Gilson exige una técnica elemental —por lo menos la elemental— para cada ciencia, y concretamente para la filosófica y la teológica. En Teilhard no la encuentra, o por lo menos Gilson no la descubre. Los neologismos en que sobreabunda la expresión teilhardiana no están exigidos por la necesidad ni por el sentido. Gilson se pregunta inquieto, ¿quién es este sabio que no habla el lenguaje de la ciencia? ¿Qué cosa es este teólogo que no habla el lenguaje de la teología? Gilson entra en sospechas de que la caducidad de la tradición en Teilhard tiene como explicación el desconocimiento. La confusión de los tres órdenes de conocimiento —el científico, el teológico y el filosófico— nos lleva a un género de conocimiento no conocido. La tesis de que "el hombre es clave del universo", y la explicación de este aforismo teilhardiano, no aparece probada con rigor justificativo en Teilhard. sino sencillamente enunciada. Pero esta enunciación pertenece al patrimonio de la fe, de la filosofía y de la teología. Teilhard es, para Gilson, un contemplativo.
En definitiva, los escritos de Teilhard manifiestan una constante ambigüedad. Sus escritos, perfila Gilson, no necesariamente su pensamiento. La considerable carga teológica y escriturística —concretamente paulina— que viste los escritos teilhardianos, representa una experiencia personal del autor, pero no una sabiduría científica, filosófica o teológica. San Pablo se teilhardiza, y el corazón de Teilhard, sencillo, humilde, piadoso, abriga entre sus pliegues y latidos la fe de su infancia, preservándola de la propia erosión de sus afirmaciones. El peligro se cierne al dar por válida la transmisibilidad de esa experiencia. El léxico teilhardiano, expresión de su experiencia íntima, queda depauperado en sus imitadores. Lo que en él pudo ser vida y testimonio, en sus repetidores resulta, espúreo. Su experiencia personal —insiste Gilson— es esencial al sentido de su obra. De su doctrina no puede decirse que sea falsa o verdadera, sino personalmente sincera, y por supuesto intransmisible.

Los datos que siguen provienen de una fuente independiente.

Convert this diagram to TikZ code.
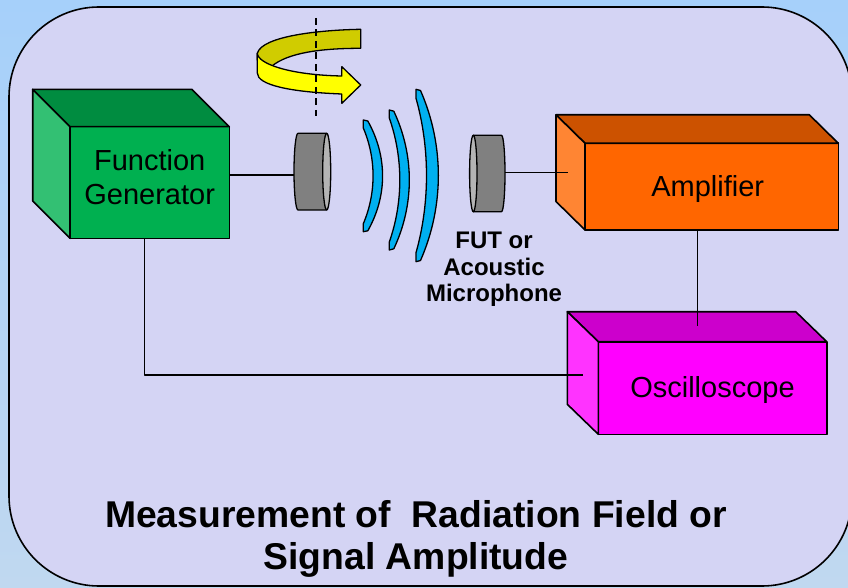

Gilson se queja de que un intento de reformar la teología, desplazando la tradición en aras de una sabiduría cristiana renovada, estuviera avalado por una pésima información de lo que se pretende transformar. Par a salir al paso de una fácil objeción, Gilson recuerda una frase de Emilio Faguet. que suena como nacida con referencia a Teilhard: "el éxito no prueba nada, ni siquiera en contra". Aunque Gilson discurre con apacible sosiego, hay un momento en que su perplejidad le lleva a comparar la actitud de Teilhard con la de esos exploradores que conocen todos los países menos el suyo. Lo más lamentable comienza cuando nos percatamos de que en ninguna página de Teilhard se someten a examen crítico serio las doctrinas teológicas o filosóficas tradicionales, cuyo exilio es decretado sin recurso y sin pruebas objetivas.

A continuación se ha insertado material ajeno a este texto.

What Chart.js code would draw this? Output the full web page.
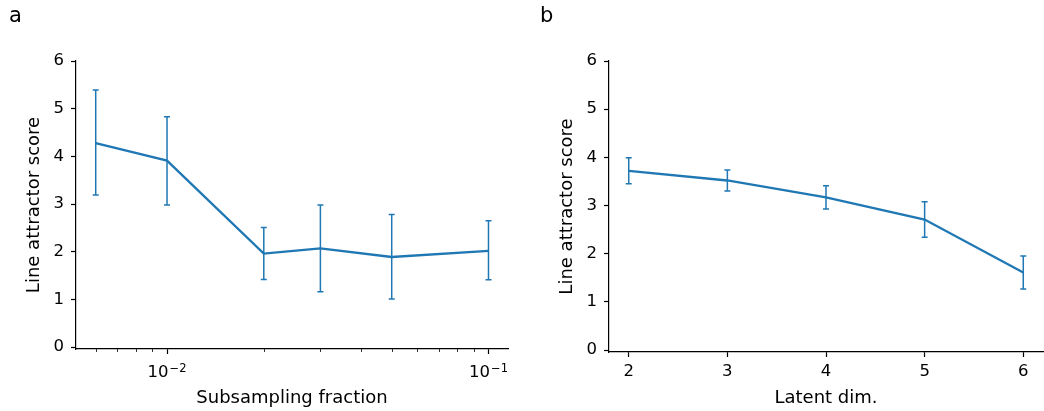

Si a estas consideraciones se añade el respeto, la veneración más bien, que Gilson siente y proclama por el Padre Teilhard, al que conoció, nos pondremos de acuerdo en que la fascinación no es sinónimo de verdad, y que la seducción que ejerce un pensamiento no depone necesariamente en favor de su certidumbre. A veces —y esto es ya sugerimiento nuestro— la universalización de una experiencia, vivida mística o piadosamente por un hombre, engendra en otros superficialidades insoportables para la ciencia filosófica y teológica.